Большинство современных Пушкину читателей, рядовых и тех, с чьим мнением он считался, пришли в восторг от его стихов. Из Москвы Чаадаев писал ему по-французски: «Вот наконец Вы национальный поэт. Вы наконец нашли свое призвание. Особенно изумительны стихи к врагам России. В них мыслей больше, чем было сказано и создано у нас в целый век» (18 сентября 1831 г.).
Слова тем более любопытные, что в это время Чаадаев уже написал «Философические письма», где обрекал Россию на политическое небытие, что не помешало ему так хвалебно отозваться о стихах Пушкина, полных горячей, горделивой веры в политическую мощь России.
А вот что писал
из Петербурга родным в Тверскую губернию 18-летний юнкер Михаил Бакунин, будущий вдохновитель международного анархизма: «Эти стихи прелестны, не правда ли, дорогие родители? Они полны огня и истинного патриотизма, вот каковы должны быть чувства русского. Пушкин их озаглавил сначала: «Стихи на речь, говоренную генералом Лафайетом», но цензура изменила это заглавие и поставила: «Клеветникам России». Этот старик Лафайет большой болтун и гений-разрушитель… Он хотел бы поколебать и русских. Но нет! Русские не французы, они любят свое Отечество и обожают своего Государя, его воля для них закон, и между ними не найдется ни одного, который поколебался бы пожертвовать самыми дорогими своими интересами и даже жизнью для его блага и блага родины».Кто знает, может быть, проживи Пушкин дольше, его влияние удержало бы русскую интеллигенцию от многих заблуждений и ошибок, и Бакунин, вместо того, чтобы служить духу разрушения, нашел бы для своей бешеной энергии более творческое применение. Ведь даже недолгое общение с Пушкиным оставляло на некоторых людях глубокий след. Образованный, вдумчивый офицер Юзефович провел с Пушкиным несколько недель под Арзрумом и потом в своих воспоминаниях писал: «Пушкин был уже глубоко верующим человеком и одумавшимся гражданином, понявшим требования русской жизни… Он привязался душой к Государю, и, когда при нем либеральничали, он резко останавливал… На меня он действовал так обаятельно, что может быть первые семена здравого понимания гражданского долга зарождены были во мне Пушкиным».
Глава XX
ЖЕНАТЫЙ ПУШКИН
Царскосельская идиллия продолжалась недолго. В октябре Пушкины уже переехали в Петербург. Началась суетная столичная жизнь, которая очень нравилась ничего не видавшей Наталье Николаевне, а вначале забавляла и самого Пушкина. Он любил светскую жизнь, был светским человеком, хотя всюду прежде всего чувствовал себя писателем.
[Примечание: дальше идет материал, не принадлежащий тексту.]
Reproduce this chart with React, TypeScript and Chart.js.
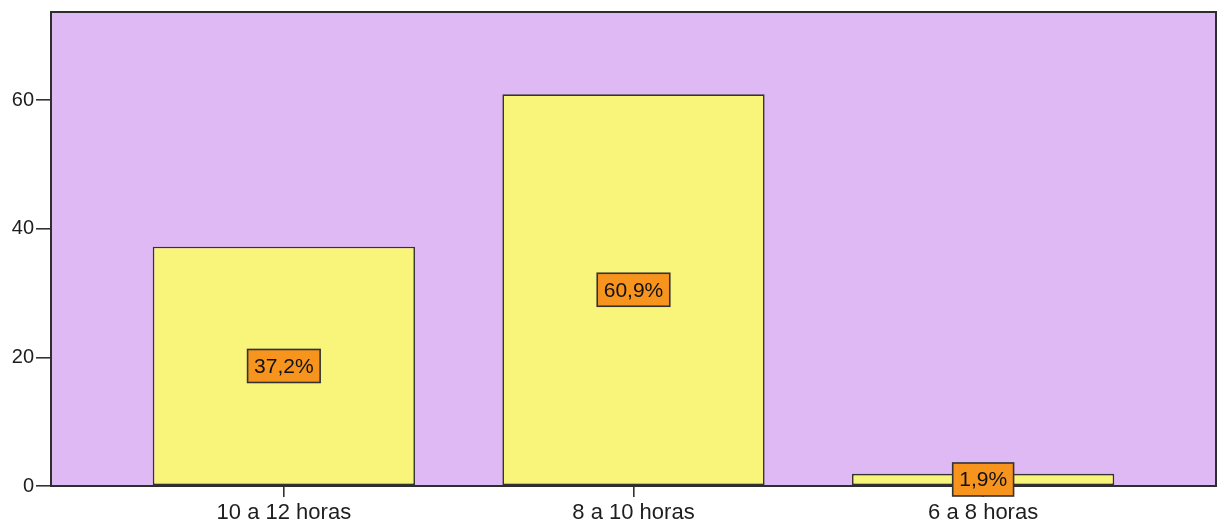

Теперь достигнутая им слава, положение, которое она ему давала, закреплялись вниманием Царя и Царицы к нему и к его жене и как будто открывала перед ним, как писателем, более просторный путь.
Еще в Царском Селе Пушкин подал Бенкендорфу прошение разрешить ему работать в архивах и издавать журнал: «Около него соединил бы я писателей с дарованием и таким образом приблизил бы к правительству людей полезных, которые все еще дичатся, напрасно полагая его неприязненным к просвещению, – писал Пушкин и дальше перешел ко второй, для него не менее важной, просьбе: – Более соответствовало бы моим занятиям и склонностям дозволение заниматься историческими изысканиями в наших государственных архивах и библиотеках. Не смею и не желаю брать на себя звание Историографа после нашего незабвенного Карамзина, но могу со временем исполнить давнишнее мое желание написать историю Петра Великого и его наследников до государя Петра III».
Хотя он поспешил снять с себя подозрение, что равняет себя с Карамзиным, но не мог он забыть, как в тех же царскосельских аллеях Карамзин беседовал с императором всероссийским о русской истории. Возвращаясь из походов, Александр I любил заходить к историку, читал в рукописи его главы, следил за его работой, выслушивал его мнение о текущих событиях. Иногда, как, например, в польских делах, писатель и Царь резко и откровенно расходились во взглядах. Пушкин мог, где-то в глубине своего воображения, мечтать, что между ним и Николаем тоже установится сходный обмен мыслей.
На самом деле это было невозможно. Николай Павлович совсем не походил на своего старшего брата, этого царственного интеллигента. Но внешне Пушкин попал в положение, похожее на то, в котором находился Карамзин, когда писал «Историю государства Российского».
14 ноября 1831 года состоялся приказ о причислении титулярного советника А. С. Пушкина к Иностранной коллегии, откуда, за семь лет перед тем, его, благодаря Воронцову, так круто вышвырнули. Опять Пушкин стал получать от казны жалованье, но уже не 700 рублей в год, как получал он в Одессе, а 5000, для чиновника с его маленьким чином оклад неслыханный. Царь, назначая поэту жалованье, не смотрел на него, как на чиновника, никаких обязанностей ему не указал, как будто предоставил ему полный простор. Казалось, ничто не угрожало его независимости, которую он смолоду научился ценить и отстаивать. Все его друзья – Вяземский, покойный Дельвиг, Плетнев, Жуковский – служили, получали от казны жалованье. Значит, так и полагается. К своему новому положению Пушкин отнесся доверчиво, был очень благодарен, что Царь помогает ему наладить новую жизнь, тем более что переход от холостого хозяйства к семейному устройству потребовал несравненно больших усилий, чем он предполагал. Но не прошло и трех лет, как он понял, что сделал ошибку, и с горечью писал жене: «Я не должен был вступать в службу и, что еще хуже, опутать себя денежными обязательствами».